Its members look at their balding, pot-bellied establishment selves, sitting in expensive chairs in offices in some of the best real estate in the land, and they see youthful muscular workers and revolutionists getting ready to storm the Winter Palace.
These people are completely demented.
One fellow gets a degree in finance, writes some papers that make a splash, gets tenure, conducts some seminars, wins some prizes, and writes lots of angry editorials.
Another chap also gets a degree in finance, goes to work for a bank, writes the analyses used in some important deals, rises higher in management, receives some hefty bonuses, and isn’t angry with anybody.
So, the first guy is a righteous fighter for causes greater than himself, and the second guy is a fiend in human form who has climbed to the top over the corpses of the poor? What a crock!
I don’t take a lot of interest in the academic field of Economics. I majored at school in Philosophy. But I gather that, at some point in the past, Mr. Krugman did some worthwhile writing, offering useful explanations for the efficacy and service to humanity of trade and economies of scale. When you read him today, you seriously wonder if somebody has not dropped this poor man on his head.
But Paul Krugman is not alone. My college class is filled with similar upper middle class professionals, well-educated, affluent, and successful, who nonetheless have their heads full of bizarre prejudices against banks, corporations, “the rich” (artfully defined, of course, so as to exclude themselves) and with fantasy images of oppression, class warfare, and political struggle.
All I can say is, our educational system, which filled these whackos’ heads with all this nonsense, has a great deal to answer for.
I sometimes like to fantasize to myself what things would have been like if our colleges and universities and elite culture had been otherwise hijacked, not by the radical left performing its Gramscian long march through the institutions, but by nerds obsessed with Marvel comic books. Paul Krugman, for instance, would be editorializing from the perspective of Ironman or the Silver Surfer, not that of Piotr Kropotkin, hero of the workers’ revolution.
SDD
Krugman’s position is very simple. In 1979 Krugman was working as an economist and received recognition for producing cogent work on the subject of comparative advantage. In 2011 Krugman is working as a pundit for the NY Times trying to provide a patina of legitimacy to the economically irrational yearnings of the left. He clearly enjoys the fawning of his new masters more than the praise of the economics profession, to whom he has become a huge embarrassment.
At the root of all of this, though, is a fundamental misunderstanding. These children believe that economics is a zero sum game. The world to them is like a poker game. If there is a big winner, there must be some big losers around the table. They observe big winners on Wall Street and posit that there must, therefore, be a lot of losers on Main Street.

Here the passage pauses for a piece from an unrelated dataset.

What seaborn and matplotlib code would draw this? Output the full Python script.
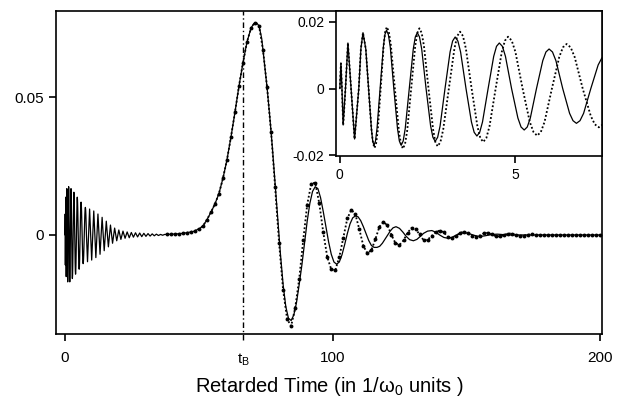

If you start with the premise that 2+2=3, an awful lot of math and physics won’t make sense to you.
T. Shaw
Krugzie is one of the rapidly expanding number of half-wits I choose to ignore.
Piv
Proactive anger, I suppose, is a gift of youth. What’s most disturbing is the noticeable difference in focus of this anger between ‘kids’ of my generation; notably those born here and the others, like me, who are products of the old Soviet Union. Americans have always had an abundance of confidence but, more and more – in these younger generations – it’s being paired with an unearned sense of entitlement (you can discern the reasons yourself).
Folks whose families, and who themselves, personally witnessed the real-world implications of what these protesters (and their brainless cheerleaders a la Krugman) are striving for have a Cassandra-esque sense of frustration at looking down the barrel of doom with no hope of altering the future.
People with a knowledge of history and an understanding of human nature are losing the battle for the minds of this generation to the shamans of feel-goodery and personal irresponsibility.